Material

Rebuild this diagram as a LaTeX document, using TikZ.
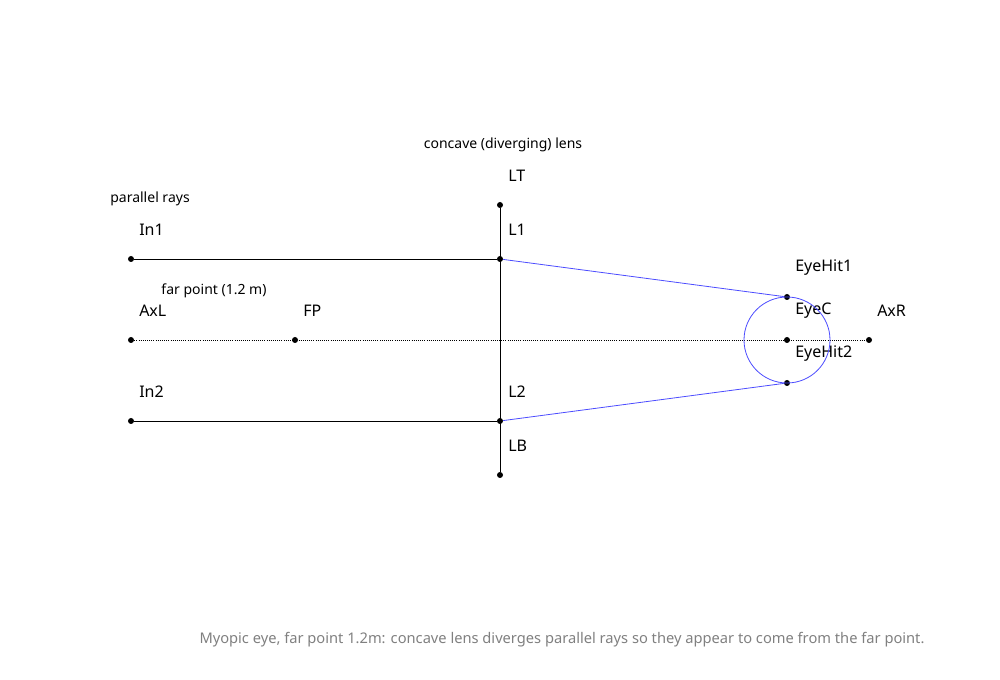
\documentclass[tikz,border=0pt]{standalone}
\usepackage{fontspec}
\setmainfont{Noto Sans}
\begin{document}
\begin{tikzpicture}[
x=0.75pt, y=-0.75pt,
dot/.style={circle, fill, inner sep=0 pt, minimum size=4.5 pt},
lbl/.style={anchor=west, font=\bfseries\fontsize{12}{14}\selectfont, inner sep=0 pt},
note/.style={font=\fontsize{10.5}{12}\selectfont, inner sep=0 pt},
ray/.style={blue!70, line width=0.6 pt}
]
\useasboundingbox (0,0) rectangle (1000,680);

% points
\foreach \n/\x/\y in {In1/131/259, L1/500/259, LT/500/205, LB/500/475,
  L2/500/421, In2/131/421, AxL/131/340, FP/295/340, EyeC/787/340,
  AxR/869/340, EyeHit1/787/297, EyeHit2/787/383}
{
  \node [dot] (\n) at (\x,\y) {};
  \node [lbl] at ([shift={(8,-29)}]\n) {\n};
}

% lens and axis
\draw [line width=0.6 pt] (LT) -- (LB);
\draw [densely dotted, line width=0.6 pt] (AxL) -- (AxR);

% incoming rays
\draw [line width=0.6 pt] (In1) -- (L1);
\draw [line width=0.6 pt] (In2) -- (L2);

% diverged rays and eye
\draw [ray] (L1) -- (EyeHit1);
\draw [ray] (L2) -- (EyeHit2);
\draw [ray] (EyeC) circle [radius=43];

% notes
\node [note] at (503,145) {concave (diverging) lens};
\node [note] at (150,199) {parallel rays};
\node [note] at (214,291) {far point (1.2 m)};
\node [note, gray, font=\fontsize{11}{13}\selectfont] at (562,640)
{Myopic eye, far point 1.2m: concave lens diverges parallel rays so they appear to come from the far point.};
\end{tikzpicture}
\end{document}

What is required
Your task is to repeat the data above exactly while excluding the pictures.

Answer in full
Rebuild this diagram as a LaTeX document, using TikZ.
\documentclass[tikz,border=0pt]{standalone}
\usepackage{fontspec}
\setmainfont{Noto Sans}
\begin{document}
\begin{tikzpicture}[
x=0.75pt, y=-0.75pt,
dot/.style={circle, fill, inner sep=0 pt, minimum size=4.5 pt},
lbl/.style={anchor=west, font=\bfseries\fontsize{12}{14}\selectfont, inner sep=0 pt},
note/.style={font=\fontsize{10.5}{12}\selectfont, inner sep=0 pt},
ray/.style={blue!70, line width=0.6 pt}
]
\useasboundingbox (0,0) rectangle (1000,680);

% points
\foreach \n/\x/\y in {In1/131/259, L1/500/259, LT/500/205, LB/500/475,
  L2/500/421, In2/131/421, AxL/131/340, FP/295/340, EyeC/787/340,
  AxR/869/340, EyeHit1/787/297, EyeHit2/787/383}
{
  \node [dot] (\n) at (\x,\y) {};
  \node [lbl] at ([shift={(8,-29)}]\n) {\n};
}

% lens and axis
\draw [line width=0.6 pt] (LT) -- (LB);
\draw [densely dotted, line width=0.6 pt] (AxL) -- (AxR);

% incoming rays
\draw [line width=0.6 pt] (In1) -- (L1);
\draw [line width=0.6 pt] (In2) -- (L2);

% diverged rays and eye
\draw [ray] (L1) -- (EyeHit1);
\draw [ray] (L2) -- (EyeHit2);
\draw [ray] (EyeC) circle [radius=43];

% notes
\node [note] at (503,145) {concave (diverging) lens};
\node [note] at (150,199) {parallel rays};
\node [note] at (214,291) {far point (1.2 m)};
\node [note, gray, font=\fontsize{11}{13}\selectfont] at (562,640)
{Myopic eye, far point 1.2m: concave lens diverges parallel rays so they appear to come from the far point.};
\end{tikzpicture}
\end{document}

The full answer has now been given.